Manuel "Manolín" González Hernández ("El Médico de la Salsa"), is a Cuban timba and salsa songwriter, singer, and band leader. Manolín was an amateur songwriter, when NG La Banda's leader José Luis "El Tosco" Cortés discovered him at medical school and famously dubbed him "El Médico de la Salsa".

==Cultural significance==
His background as a medical student who turned to music out of dissatisfaction with his life possibilities reflects the frustration of an entire generation of Afro-Cubans. Manolín came out in 1992, and by 1994, there were antigovernment riots in the streets of Los Sitios in Havana, a black neighborhood. In this way, Manolín was “a character perfectly tuned to the new social reality of the special period” (Perna 2005, 67). As the life of ordinary Cubans receded to 4th World levels, the stars of salsa projected a representation of success and sophistication, an image of escapism and self-empowerment, which, in the context of the decline of the economic role of the state, acquired obvious political meanings. In 1996, a doctor earned $15 per month, while Manolín earned $9,200 per month. His success seemed to represent the triumph of materialism and individualism over revolutionary moral values. According to Manolín, “people started associating money with me.” Manolín, Paulito FG, and bands like La Charanga Habanera and Bamboleo became symbols of the new market-adjusted pop artist, articulating into a modern, cosmopolitan image the desires and aspirations of their young black barrio audiences (Vaughan 2012: Kindle 1964).

==Musical significance==

Manolín's music was as different from Charanga Habanera as Charanga Habanera was from NG La Banda. His creative team included several arrangers, including pianist Luis Bu and Chaka Nápoles. Manolín's rhythm section was one of the most popular in Cuba. Manolín's unprecedented earning power had a seismic impact on the timba scene, causing a level of excitement among musicians that had not been seen since the 1950s, if ever.

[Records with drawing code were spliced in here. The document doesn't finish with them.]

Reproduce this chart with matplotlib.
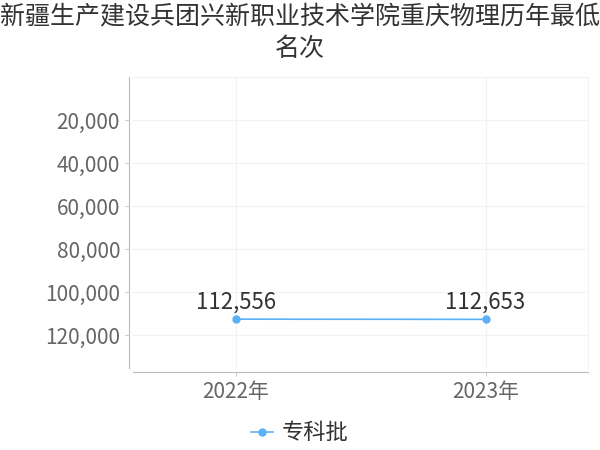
import matplotlib
matplotlib.use('Agg')
import matplotlib.pyplot as plt
from matplotlib.ticker import FuncFormatter

plt.rcParams['font.family'] = ['Noto Sans CJK SC', 'DejaVu Sans']

years = ['2022年', '2023年']
ranks = [112556, 112653]
series_name = '专科批'
title = '新疆生产建设兵团兴新职业技术学院重庆物理历年最低\n名次'
yticks = [20000, 40000, 60000, 80000, 100000, 120000]

line_color = '#5ab1f7'

fig = plt.figure(figsize=(6, 4.5), dpi=100)
ax = fig.add_axes([0.222, 0.182, 0.758, 0.647])

x = list(range(len(years)))
ax.plot(x, ranks, color=line_color, lw=1.2, marker='o', ms=5, label=series_name)
for xi, v in zip(x, ranks):
    ax.annotate(f'{v:,}', (xi, v), xytext=(0, 4), textcoords='offset points',
                ha='center', va='bottom', fontsize=16, color='#333333')

ax.set_xlim(-0.41, 1.41)
ax.set_ylim(135300, 0)
ax.set_xticks(x)
ax.set_xticklabels(years)
ax.set_yticks(yticks)
ax.yaxis.set_major_formatter(FuncFormatter(lambda v, p: f'{int(v):,}'))

ax.grid(True, color='#f2f2f2', lw=0.8)
ax.set_axisbelow(True)
for s in ['top', 'right']:
    ax.spines[s].set_color('#f2f2f2')
for s in ['left', 'bottom']:
    ax.spines[s].set_color('#bbbbbb')
    ax.spines[s].set_position(('outward', 3))
ax.tick_params(axis='both', labelsize=15, colors='#666666', length=3, width=0.8)
ax.tick_params(axis='both', color='#cccccc')

fig.suptitle(title, fontsize=18, color='#333333', y=0.99, linespacing=1.3)

fig.legend(loc='lower center', bbox_to_anchor=(0.5, -0.032), frameon=False,
           fontsize=16, handlelength=1.0, handletextpad=0.4,
           labelcolor='#333333')

fig.savefig('out.png', dpi=100)
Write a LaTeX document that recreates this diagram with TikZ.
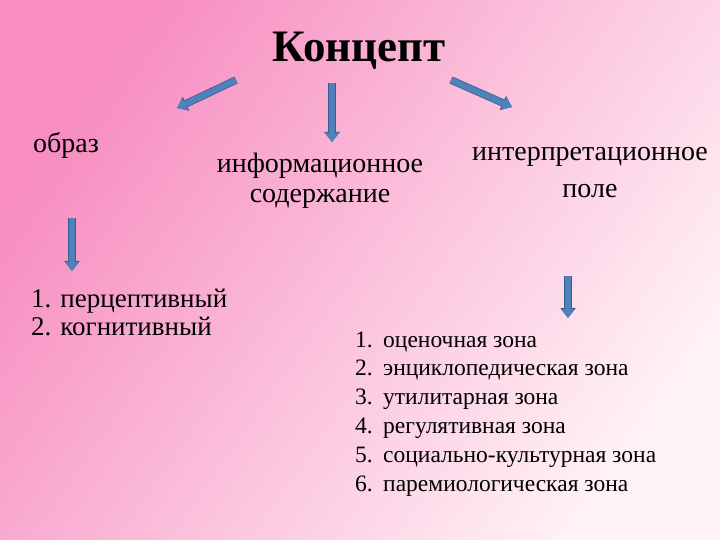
\documentclass[tikz,border=0pt]{standalone}
\usepackage{fontspec}
\setmainfont{Liberation Serif}
\usepackage{tikz}
\usetikzlibrary{positioning,arrows.meta}
\definecolor{cazul}{HTML}{4F81BD}
\definecolor{cborde}{HTML}{385D8A}
\definecolor{crosa}{HTML}{F78DC0}
\definecolor{cblanco}{HTML}{FFF2F6}
\tikzset{
  texto/.style={inner sep=0pt, align=center, font=\fontsize{28}{30}\selectfont},
  lista/.style={inner sep=0pt, align=left, font=\fontsize{23.5}{28.8}\selectfont},
  flecha/.style={line width=6pt, draw=cazul, -{Triangle[length=9pt,width=13pt]},
    preaction={draw=cborde, line width=7.5pt, -{Triangle[length=10pt,width=15pt]}}},
}
\newcommand{\num}[1]{\makebox[28pt][l]{#1}}

\begin{document}
\begin{tikzpicture}[x=1pt,y=-1pt]
  \useasboundingbox (0,0) rectangle (720,540);
  \shade[left color=crosa, right color=cblanco, shading angle=55] (0,0) rectangle (720,540);
  \node[inner sep=0pt, font=\fontsize{45}{50}\selectfont\bfseries, anchor=base] (con) at (359,62) {Концепт};
  \node[texto, anchor=base west] (obr) at (33,153) {образ};
  \node[texto, anchor=base] (inf) at (320,203) {информационное\\содержание};
  \node[texto, font=\fontsize{28}{36}\selectfont, anchor=base] (int) at (590,197) {интерпретационное\\поле};
  \node[lista, font=\fontsize{27}{28}\selectfont, anchor=base west] (lisa) at (31,335)
    {1. перцептивный\\2. когнитивный};
  \node[lista, anchor=base west] (lisb) at (355,491)
    {\num{1.}оценочная зона\\\num{2.}энциклопедическая зона\\\num{3.}утилитарная зона\\
     \num{4.}регулятивная зона\\\num{5.}социально-культурная зона\\\num{6.}паремиологическая зона};
  % flechas
  \coordinate (a1) at (236,80);  \coordinate (a2) at (177,108);
  \coordinate (b1) at (332,83);  \coordinate (b2) at (332,142);
  \coordinate (c1) at (451,80);  \coordinate (c2) at (512,107);
  \coordinate (d1) at (72,218);  \coordinate (d2) at (72,271);
  \coordinate (e1) at (568,276); \coordinate (e2) at (568,318);
  \draw[flecha] (a1) -- (a2);
  \draw[flecha] (b1) -- (b2);
  \draw[flecha] (c1) -- (c2);
  \draw[flecha] (d1) -- (d2);
  \draw[flecha] (e1) -- (e2);
\end{tikzpicture}
\end{document}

"El médico de la Salsa" had many conflicts with the Cuban government, ultimately leading to his famous chorus "El puente," and his subsequent flight from Cuba. He was a legal resident of Miami, Florida for some time. As of 2013, Manolín has moved back to Cuba, and has been touring the island with Pachito Alonso y su Kini-Kini.

==Discography==
- (1994) Una aventura loca.
- (1995) Para mi gente.
- (1997) De buena fe.
- (1998) Jaque mate.
- (2001) El puente. (live in Hialeah, FL).
- (2003) Giro total.
- (2004) Hall of Fame: Historia musical.
- (2004) La mitad ... de Miami. (compilation).
- (2006) Grandes éxitos. (compilation).
- (2012) Tiene que ser Manolín.

==Sources==
- Moore, Kevin (2010: 11). Beyond Salsa Piano; The Cuban Timba Piano Revolution. v. 5 Introduction to Timba. ISBN 978-1-4505-4559-4
- Moore, Kevin (2013: web). "Manolín 'El Médico de la Salsa'" Timba.com.
- Perna, Vincenzo A. (2005). Timba: The Sound of the Cuban Crisis. Burlington, Vermont: Ashgate Publishing Company
- Vaughan, Umi (2012). Rebel Dance, Renegade Stance:Timba Music and Black Identity in Cuba The University of Michigan Press. Kindle Edition.